There is a song sung during the Jewish Passover Seder called "DAYENU". Translated into English, Dayenu means "it would have been enough". After reading OTIV shareholder Jerry Ivy's latest 13D filing, it appears to me that Jerry Ivy has had enough with the board of directors of On Track Innovations (NASDAQ:OTIV) and the OTIV management team headed by Oded and Ohad Bashan.
In his filing, Ivy states he has "long been impressed with the Issuer's technology and efforts of its employees in creating new, innovative, patentable technology". He calls OTIV's financial performance "dismal", and says the company has a "long history (22 years) of failing to make a profit" and uses the company's reported Q2 2012 financial results (a $5M loss) as an example. Ivy calls for a management and board of directors who will "align" their interests with shareholders. He further notes a "lack of transparency with investors" and "poor corporate governance practices"... "After more than six years as a shareholder, Mr. Ivy has concluded that the current board of directors is incapable, or unwilling, to make the changes necessary for shareholders to realize the long promised potential of the Issuer". Moreover, " Mr. Ivy plans to contact shareholders to encourage them to vote against the Issuer's nominees" in the company's proxy dated October 4, 2012".

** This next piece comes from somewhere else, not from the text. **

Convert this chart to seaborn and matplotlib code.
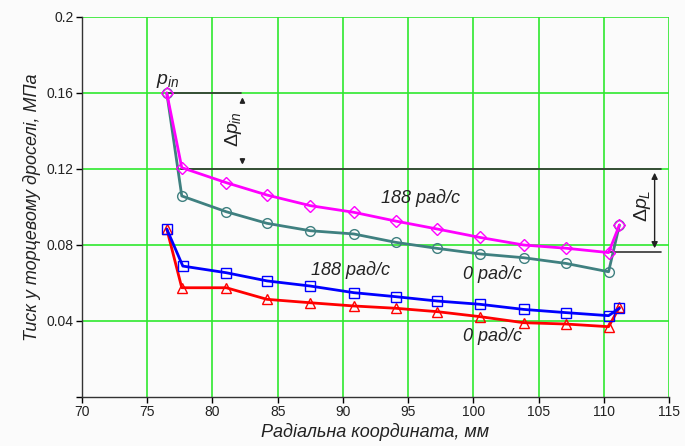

It is interesting to note that Ivy has been joined by Jeffrey Eberwein and Charles Gillman in this endeavor to effect changes in both OTIV's board of directors and management team. Both Eberwein and Gillman have tremendous experience in proxy battles which have resulted in increased shareholder equity. It appears to me that Eberwein and Gillman take no prisoners, and if OTIV chooses to fight back, it will lose. Furthermore, Ivy's lawyer, Mark Beatty, is a seasoned and experienced securities lawyer, with a long list of notable clients, including Bill Gates.
In my opinion, the OTIV board of directors and management team should not destroy shareholder equity and fight Mr. Ivy's efforts to effect change. But the Bashan's have lucrative compensation packages, and I feel that they will fight for their jobs. Neither the company's board or management team got the message from shareholders that shareholders were unhappy with management in March 2012, when shareholders overwhelmingly rejected the company's attempt to fund a "poison pill" package. In the short term, an impending proxy battle may have a negative effect on OTIV's stock price as potential customers may not want to engage in a business relationship with a company in turmoil. I believe this will be a minor cog in the wheel.
If Ivy is successful (and I believe he will be), I feel there are two options that the company may pursue. A new board, more representative of shareholder interests, could hire a new management team that will produce revenue and profits, or the company could be sold. In either case, I feel OTIV's stock price will increase appreciably over the next 12 months, and investors will turn "paper losses" into an appreciable gain.